Exit West by Mohsin Hamid

If I could require Donald Trump to read a book, it would be this. Exit West tells the story of two refuges from an unnamed war-torn country, who travel through magical doors in search of a stable home. The characters are not passive victims, but fully developed characters with strengths and weaknesses, who take action during difficult circumstances. It’s also a love story and funny in spots. Well-written, this novel contains some of the longest free-flowing sentences I’ve read in a while.
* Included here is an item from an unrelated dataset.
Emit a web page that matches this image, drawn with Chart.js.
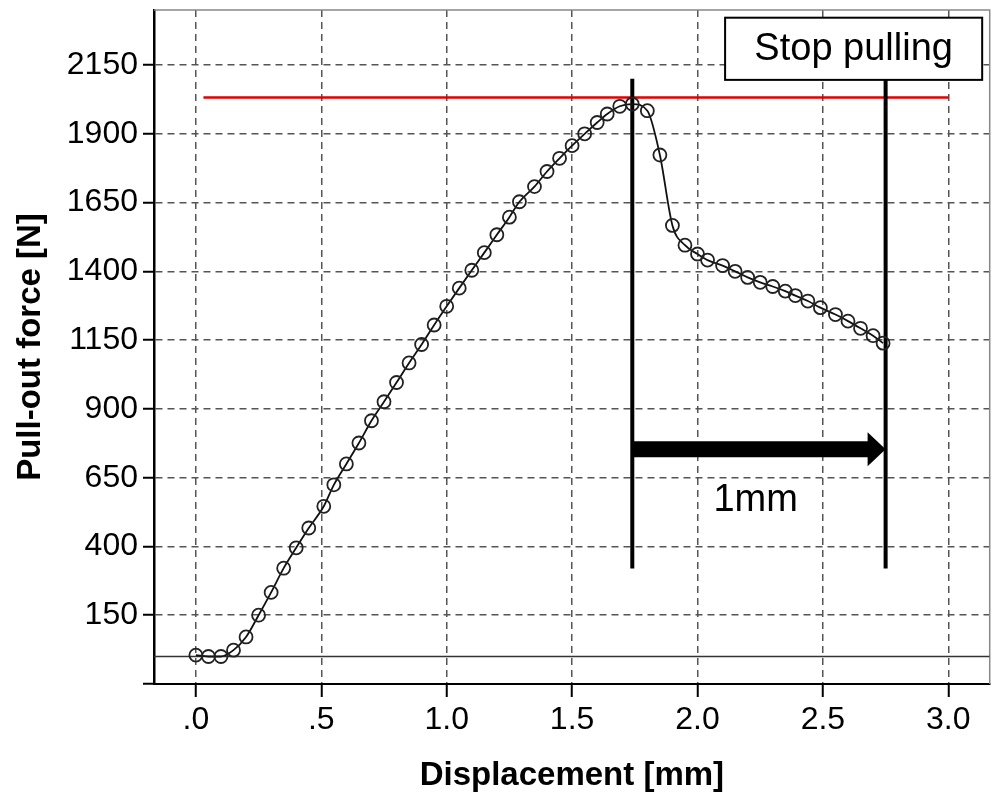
<!DOCTYPE html>
<html>
<head>
<meta charset="utf-8">
<script src="https://cdn.jsdelivr.net/npm/chart.js@4.4.0/dist/chart.umd.min.js"></script>
<style>
  html, body { margin: 0; padding: 0; background: #fff; }
  #wrap { width: 998px; height: 793px; }
</style>
</head>
<body>
<div id="wrap"><canvas id="chart" width="998" height="793"></canvas></div>
<script>
// values
const displacement = [0, 0.05, 0.10, 0.15, 0.20, 0.25, 0.30, 0.35, 0.40, 0.45,
  0.51, 0.55, 0.60, 0.65, 0.70, 0.75, 0.80, 0.85, 0.90, 0.95,
  1.00, 1.05, 1.10, 1.15, 1.20, 1.25, 1.29, 1.35, 1.40, 1.45,
  1.50, 1.55, 1.60, 1.64, 1.69, 1.74, 1.80, 1.85, 1.90, 1.95,
  2.00, 2.04, 2.10, 2.15, 2.20, 2.25, 2.30, 2.35, 2.39, 2.44,
  2.49, 2.55, 2.60, 2.65, 2.70, 2.74];
const force = [5, 0, 0, 23, 71, 150, 233, 321, 395, 467,
  546, 624, 700, 776, 857, 926, 996, 1067, 1134, 1205,
  1273, 1339, 1404, 1468, 1533, 1597, 1653, 1708, 1763, 1811,
  1857, 1900, 1941, 1972, 2000, 2008, 1984, 1823, 1567, 1495,
  1463, 1441, 1421, 1400, 1378, 1360, 1345, 1328, 1312, 1292,
  1268, 1243, 1219, 1193, 1166, 1139];

const maxForce = 2032;
const maxLineX = [0.03, 3.0];
const markerX = [1.74, 2.75];
const markerY = [320, 2100];
const arrowY = 753;

const xTicks = [0, 0.5, 1.0, 1.5, 2.0, 2.5, 3.0];
const xTickLabels = ['.0', '.5', '1.0', '1.5', '2.0', '2.5', '3.0'];
const yTicks = [-100, 150, 400, 650, 900, 1150, 1400, 1650, 1900, 2150];
const xRange = [-0.167, 3.165];
const yRange = [-100, 2350];

const FONT = 'Liberation Sans, Arial, Helvetica, sans-serif';

const annotations = {
  id: 'annotations',
  beforeDatasetsDraw(chart) {
    const { ctx, chartArea: a } = chart;
    ctx.save();
    ctx.strokeStyle = '#888';
    ctx.lineWidth = 1.5;
    ctx.beginPath();
    ctx.moveTo(a.left, a.top);
    ctx.lineTo(a.right, a.top);
    ctx.lineTo(a.right, a.bottom);
    ctx.stroke();
    ctx.restore();
  },
  afterDatasetsDraw(chart) {
    const { ctx } = chart;
    const x = chart.scales.x, y = chart.scales.y;
    ctx.save();

    // arrow between the two markers
    const x0 = x.getPixelForValue(markerX[0]);
    const x1 = x.getPixelForValue(markerX[1]);
    const ay = y.getPixelForValue(arrowY);
    const shaft = 8, head = 18, headW = 17;
    ctx.fillStyle = '#000';
    ctx.beginPath();
    ctx.moveTo(x0, ay - shaft);
    ctx.lineTo(x1 - head, ay - shaft);
    ctx.lineTo(x1 - head, ay - headW);
    ctx.lineTo(x1, ay);
    ctx.lineTo(x1 - head, ay + headW);
    ctx.lineTo(x1 - head, ay + shaft);
    ctx.lineTo(x0, ay + shaft);
    ctx.closePath();
    ctx.fill();

    // 1mm label
    ctx.font = '38px ' + FONT;
    ctx.textAlign = 'center';
    ctx.textBaseline = 'alphabetic';
    ctx.fillText('1mm', x.getPixelForValue(2.232), y.getPixelForValue(530));

    // Stop pulling box
    const bx0 = x.getPixelForValue(2.11), bx1 = x.getPixelForValue(3.135);
    const by0 = y.getPixelForValue(2322), by1 = y.getPixelForValue(2096);
    ctx.fillStyle = '#fff';
    ctx.fillRect(bx0, by0, bx1 - bx0, by1 - by0);
    ctx.strokeStyle = '#000';
    ctx.lineWidth = 2;
    ctx.strokeRect(bx0, by0, bx1 - bx0, by1 - by0);
    ctx.fillStyle = '#000';
    ctx.textBaseline = 'middle';
    ctx.fillText('Stop pulling', (bx0 + bx1) / 2, (by0 + by1) / 2 + 1);
    ctx.restore();
  }
};

new Chart(document.getElementById('chart'), {
  type: 'line',
  data: {
    datasets: [
      {
        data: displacement.map((d, i) => ({ x: d, y: force[i] })),
        borderColor: '#111',
        borderWidth: 1.8,
        pointRadius: 6.5,
        pointBorderWidth: 1.8,
        pointBorderColor: '#222',
        pointBackgroundColor: 'rgba(0,0,0,0)',
        cubicInterpolationMode: 'monotone'
      },
      {
        data: [{ x: markerX[0], y: markerY[0] }, { x: markerX[0], y: markerY[1] }],
        borderColor: '#000', borderWidth: 4, pointRadius: 0
      },
      {
        data: [{ x: markerX[1], y: markerY[0] }, { x: markerX[1], y: markerY[1] }],
        borderColor: '#000', borderWidth: 4, pointRadius: 0
      },
      {
        data: [{ x: maxLineX[0], y: maxForce }, { x: maxLineX[1], y: maxForce }],
        borderColor: '#e00000', borderWidth: 2.5, pointRadius: 0
      },
      {
        data: [{ x: xRange[0], y: 0 }, { x: xRange[1], y: 0 }],
        borderColor: '#333', borderWidth: 1.5, pointRadius: 0
      }
    ]
  },
  options: {
    responsive: false,
    animation: false,
    layout: { padding: { top: 10, right: 5, left: 0, bottom: 0 } },
    plugins: { legend: { display: false }, tooltip: { enabled: false } },
    scales: {
      x: {
        type: 'linear',
        min: xRange[0],
        max: xRange[1],
        afterBuildTicks: s => { s.ticks = xTicks.map(v => ({ value: v })); },
        afterFit: s => { s.height = 109; s.paddingLeft = 0; s.paddingRight = 0; },
        ticks: {
          color: '#000',
          font: { family: FONT, size: 32 },
          padding: 4,
          maxRotation: 0,
          autoSkip: false,
          callback: (v, i) => xTickLabels[i]
        },
        grid: {
          color: '#555',
          lineWidth: 1.5,
          tickLength: 13,
          tickColor: '#000',
          tickWidth: 2,
          tickBorderDash: []
        },
        border: { display: true, color: '#000', width: 2, dash: [7, 5] },
        title: {
          display: true,
          text: 'Displacement [mm]',
          color: '#000',
          font: { family: FONT, size: 33, weight: 'bold', lineHeight: 1 },
          padding: { top: 0, bottom: 1 }
        }
      },
      y: {
        min: yRange[0],
        max: yRange[1],
        afterBuildTicks: s => { s.ticks = yTicks.map(v => ({ value: v })); },
        afterFit: s => { s.width = 154; s.paddingTop = 0; s.paddingBottom = 0; },
        ticks: {
          color: '#000',
          font: { family: FONT, size: 32 },
          padding: 5,
          autoSkip: false,
          callback: v => (v === -100 ? '' : v)
        },
        grid: {
          color: c => (c.tick && c.tick.value === -100 ? 'rgba(0,0,0,0)' : '#555'),
          lineWidth: 1.5,
          tickLength: 11,
          tickColor: '#000',
          tickWidth: 2,
          tickBorderDash: []
        },
        border: { display: true, color: '#000', width: 2.5, dash: [7, 5] },
        title: {
          display: true,
          text: 'Pull-out force [N]',
          color: '#000',
          font: { family: FONT, size: 33, weight: 'bold', lineHeight: 1 },
          padding: { top: 14, bottom: 0 }
        }
      }
    }
  },
  plugins: [annotations]
});
</script>
</body>
</html>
I’ve put Hamid’s How to Get Filthy Rich in Rising Asia at the top of my to-read stack.



The Best We Could Do by Thi Bui

Another refuge story, this time in the form of an illustrated memoir, the nonfiction version of a graphic novel. Maybe Trump would read this since he claims to be a “visual learner.” Politics aside, this well-written and compelling story follows the narrator as she examines her parents’ lives in Vietnam, her family’s refuge experience, their lives today in California and for the narrator, what it means to be an adult and parent. Funny at times.




The Future for Curious People by Gregory Sherl

As a former software engineer, I steer away from novels about technology. Often tech is used as a gimmick or the author doesn’t understand it enough to sound credible. The Future for Curious People proved me wrong. People type in their name and that of a love interest, and the machine shows their future together. Who hasn’t wanted to see how their life would turn out without the messy, irrevocable work of living all those decades? Though the technology is critical to the book, the characters’ deep yearnings kept me reading, despite my bias, so two hearty thumbs up.





The Underground Railboard by Colson Whitehead 

A masterfully written novel that’s an engaging example of “speculative history.” In April I was fortunate to see Colson Whitehead read and talk about this book. He’s such a smart and entertaining speaker, and this book looks like it may become one of my favorite reads of the year.





Best American Short Stories 2016 by Junot Diaz (ed.)bass2016

I belong to an office on that reads a BASS story each week and discusses the narrative strategies that make the story successful. So far my favorite is Lauren Groff’s “For the God of Love, for the Love of God.” As always, her prose is poetic and lyrical, and in this story Groff examines the lives and middle-aged friendship of two childhood friends.






I love reading and supporting literary magazines, and I’m always excited to get the latest AGNI. In this issue I especially enjoyed Lynne Sharon Schwartz’s “A Few Days Off” and Stephen Dixon’s “The Kiss.”






Gutshot by Amelia Gray 

This is my first time reading Gray, and her collection of 38 flash fictions is riveting and unnerving. Do I dare write flash fiction again?